Study author Alberto Salvo of the university’s Department of Economics says:

“Plastic waste is a growing global environmental concern. While we see more research on the impact plastic pollution is having on the natural environment, there has been less work trying to understand the human behavior that drives plastic pollution.”

The study focused on three Chinese cities that experience high levels of air pollution: Beijing, Shenyang, and Shijiazhuang. Food delivery services are popular in China, with 350 million registered users. More than half of the 65 million food containers discarded each day in China are thrown away by office workers.

According to Salvo, “Air quality in the urban developing world is routinely poor, and in the past decade, the food delivery industry has been growing sharply.”

The study appears in Nature Human Behaviour.

Air pollution and food delivery

The study rated pollution levels according to PM2.5 measurements. PM2.5 is the abbreviation for “fine particles less than 2.5 micrometers in diameter.”

In the United States, the maximum acceptable 24-hour ambient air quality is 35 micrograms per cubic meter (μg/m3). The air pollution levels recorded in the studied cities considerably exceeded that threshold, and the pollution was visible to the naked eye.
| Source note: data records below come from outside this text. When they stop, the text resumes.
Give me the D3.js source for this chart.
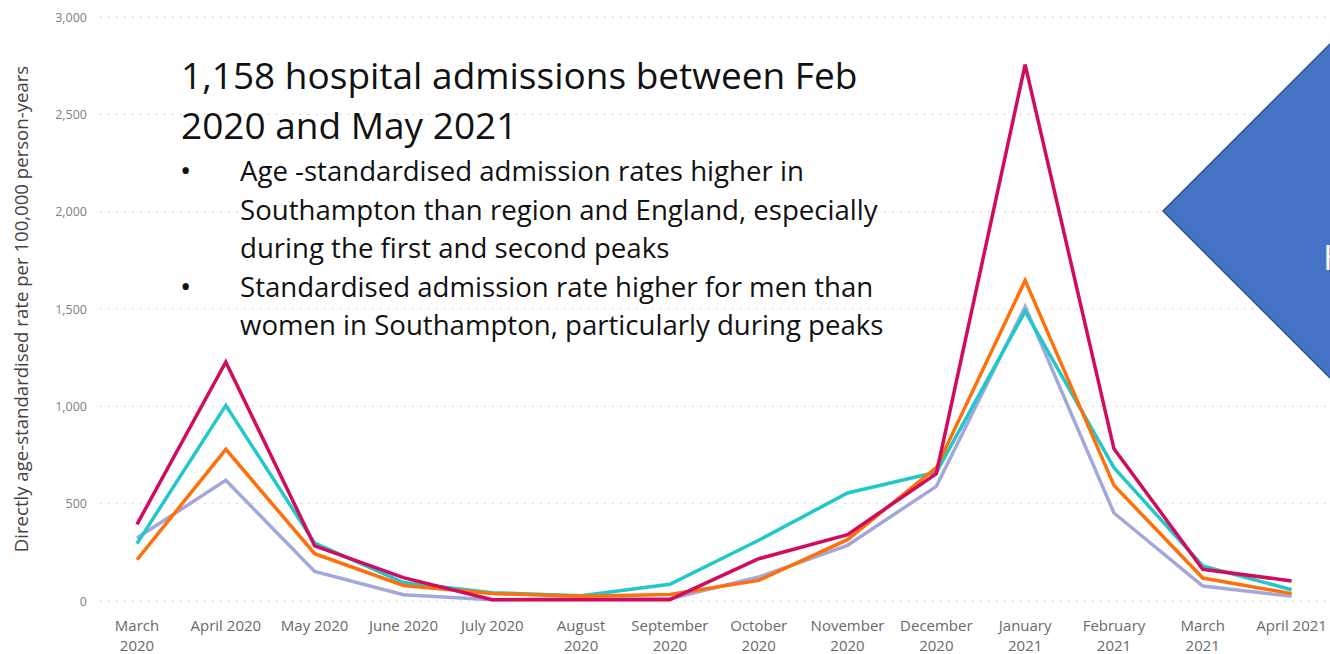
<!DOCTYPE html>
<html>
<head>
<meta charset="utf-8">
<script src="https://cdn.jsdelivr.net/npm/d3@7"></script>
<style>
  html, body { margin: 0; padding: 0; background: #ffffff; overflow: hidden; }
  svg { display: block; }
</style>
</head>
<body>
<svg id="chart" width="1330" height="654"></svg>
<script>
// Months on the x axis, with the wrapped label lines
const months = ["Mar 2020","Apr 2020","May 2020","Jun 2020","Jul 2020","Aug 2020","Sep 2020",
                "Oct 2020","Nov 2020","Dec 2020","Jan 2021","Feb 2021","Mar 2021","Apr 2021"];
const monthLabels = [["March","2020"],["April 2020"],["May 2020"],["June 2020"],["July 2020"],
                     ["August","2020"],["September","2020"],["October","2020"],["November","2020"],
                     ["December","2020"],["January","2021"],["February","2021"],["March","2021"],["April 2021"]];

// Directly age-standardised admission rates per 100,000 person-years
const magentaRates  = [394, 1228, 283, 120, 7, 7, 7, 217, 341, 654, 2755, 782, 163, 103];
const cyanRates     = [295, 1005, 298, 95, 43, 27, 86, 312, 555, 662, 1488, 685, 180, 58];
const orangeRates   = [212, 779, 243, 80, 38, 24, 33, 106, 315, 685, 1647, 594, 118, 38];
const lavenderRates = [324, 620, 152, 32, 7, 12, 12, 123, 286, 589, 1512, 452, 77, 24];

const yTicks = [0, 500, 1000, 1500, 2000, 2500, 3000];

const titleLines = ["1,158 hospital admissions between Feb", "2020 and May 2021"];
const bulletItems = [
  ["Age -standardised admission rates higher in",
   "Southampton than region and England, especially",
   "during the first and second peaks"],
  ["Standardised admission rate higher for men than",
   "women in Southampton, particularly during peaks"]
];

const svg = d3.select("#chart");

const x = d3.scaleBand().domain(months).range([92.6, 1336]).padding(0);
const y = d3.scaleLinear().domain([0, 3000]).range([601, 17]);
const cx = m => x(m) + x.bandwidth() / 2;

const axisFont = "'Open Sans', sans-serif";
const textFont = "'Open Sans', 'Noto Sans', sans-serif";

// Dotted horizontal gridlines
svg.append("g").selectAll("line").data(yTicks).join("line")
  .attr("x1", 100).attr("x2", 1330)
  .attr("y1", d => y(d)).attr("y2", d => y(d))
  .attr("stroke", "#c8c8c8").attr("stroke-width", 1)
  .attr("stroke-dasharray", "1.5,6.5");

// Y axis tick labels
const yAxis = svg.append("g").attr("transform", "translate(87,0)")
  .call(d3.axisLeft(y).tickValues(yTicks).tickFormat(d3.format(",")).tickSize(0).tickPadding(0));
yAxis.select(".domain").remove();
yAxis.selectAll("text")
  .attr("fill", "#7f7f7f").style("font-family", axisFont).style("font-size", "12.5px");

// Y axis title
svg.append("text")
  .attr("transform", "translate(28,309) rotate(-90)")
  .attr("text-anchor", "middle")
  .attr("fill", "#444444")
  .style("font-family", axisFont).style("font-size", "18.6px")
  .text("Directly age-standardised rate per 100,000 person-years");

// X axis labels (wrapped)
const xAxis = svg.append("g").attr("transform", "translate(0,612)")
  .call(d3.axisBottom(x).tickSize(0).tickFormat(() => ""));
xAxis.select(".domain").remove();
xAxis.selectAll(".tick text").remove();
xAxis.selectAll(".tick").each(function(d, i) {
  const t = d3.select(this).append("text")
    .attr("text-anchor", "middle").attr("fill", "#6a6a6a")
    .style("font-family", axisFont).style("font-size", "15px");
  monthLabels[i].forEach((line, j) => {
    t.append("tspan").attr("x", 0).attr("y", 19 + j * 20).text(line);
  });
});

// Series lines
const line = d3.line().x((d, i) => cx(months[i])).y(d => y(d));
const series = [
  { values: lavenderRates, color: "#a3a8db" },
  { values: cyanRates,     color: "#22c7cb" },
  { values: orangeRates,   color: "#ff6f0a" },
  { values: magentaRates,  color: "#d20b5e" }
];
svg.append("g").selectAll("path").data(series).join("path")
  .attr("d", d => line(d.values))
  .attr("fill", "none")
  .attr("stroke", d => d.color)
  .attr("stroke-width", 3.5)
  .attr("stroke-linejoin", "miter")
  .attr("stroke-linecap", "butt");

// Slide text overlay
const title = svg.append("text")
  .attr("fill", "#111").style("font-family", textFont).style("font-size", "37px");
titleLines.forEach((l, i) => {
  title.append("tspan").attr("x", 181).attr("y", 89 + i * 50).text(l);
});

let row = 0;
bulletItems.forEach(item => {
  svg.append("text").attr("x", 180).attr("y", 181 + row * 38.5)
    .attr("fill", "#111").style("font-family", textFont).style("font-size", "30px").text("•");
  item.forEach(l => {
    svg.append("text").attr("x", 240).attr("y", 181 + row * 38.5)
      .attr("fill", "#111").style("font-family", textFont).style("font-size", "27.6px").text(l);
    row++;
  });
});

// Blue diamond callout at the right edge
const dc = { x: 1163 + 210, y: 211, r: 210 };
svg.append("polygon")
  .attr("points", [[dc.x - dc.r, dc.y], [dc.x, dc.y - dc.r], [dc.x + dc.r, dc.y], [dc.x, dc.y + dc.r]]
    .map(p => p.join(",")).join(" "))
  .attr("fill", "#4472c4").attr("stroke", "#2f528f").attr("stroke-width", 1.5);
svg.append("text").attr("x", 1323).attr("y", 270)
  .attr("fill", "#ffffff").style("font-family", textFont).style("font-size", "35px").text("H");
</script>
</body>
</html>
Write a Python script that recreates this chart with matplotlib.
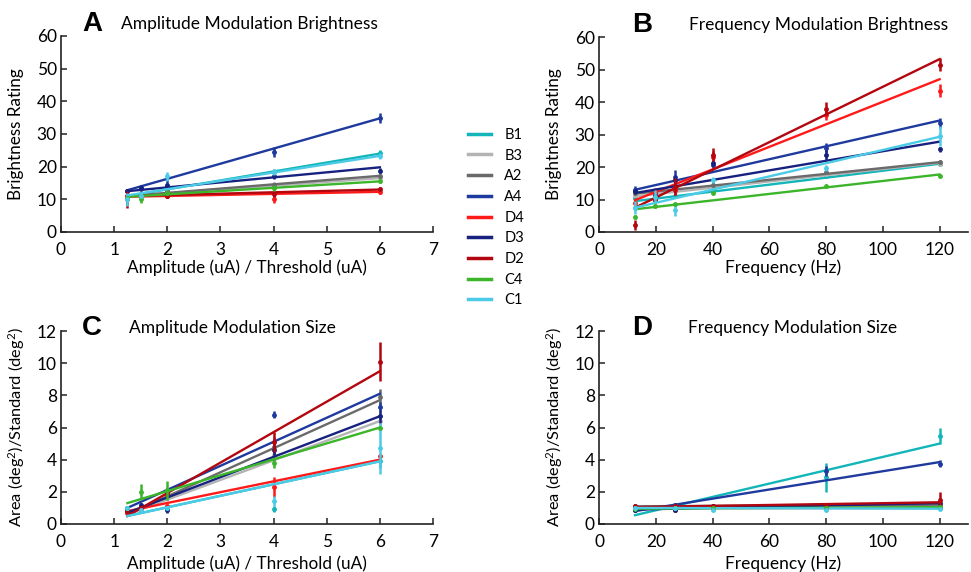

The NUS researchers, which also included Liu Haoming and Chu Junhong, gathered food ordering data from two sources:

  • 251 office workers in the three cities were surveyed regarding their lunch choices for 11 days, between January and June 2018.
  • 3.5 million food orders placed with an online food delivery service whose 350,000 customers representing all market segments

When the researchers matched this data to air-pollution records, they found a strong connection between higher air pollution levels and increased food orders.

The data indicated that a 100 μg/m3 increase in air pollution resulted in a 7.2% increase in orders from all market segments.

Office workers were six times more likely than other people to order food delivery when pollution increased by 100 μg/m3.

Chu notes that people at home have the option of preparing their lunch without going out, but, “Faced with smog or haze outside, a typical office worker at lunchtime can avoid exposure only by ordering food to be delivered to [their] doorstep.”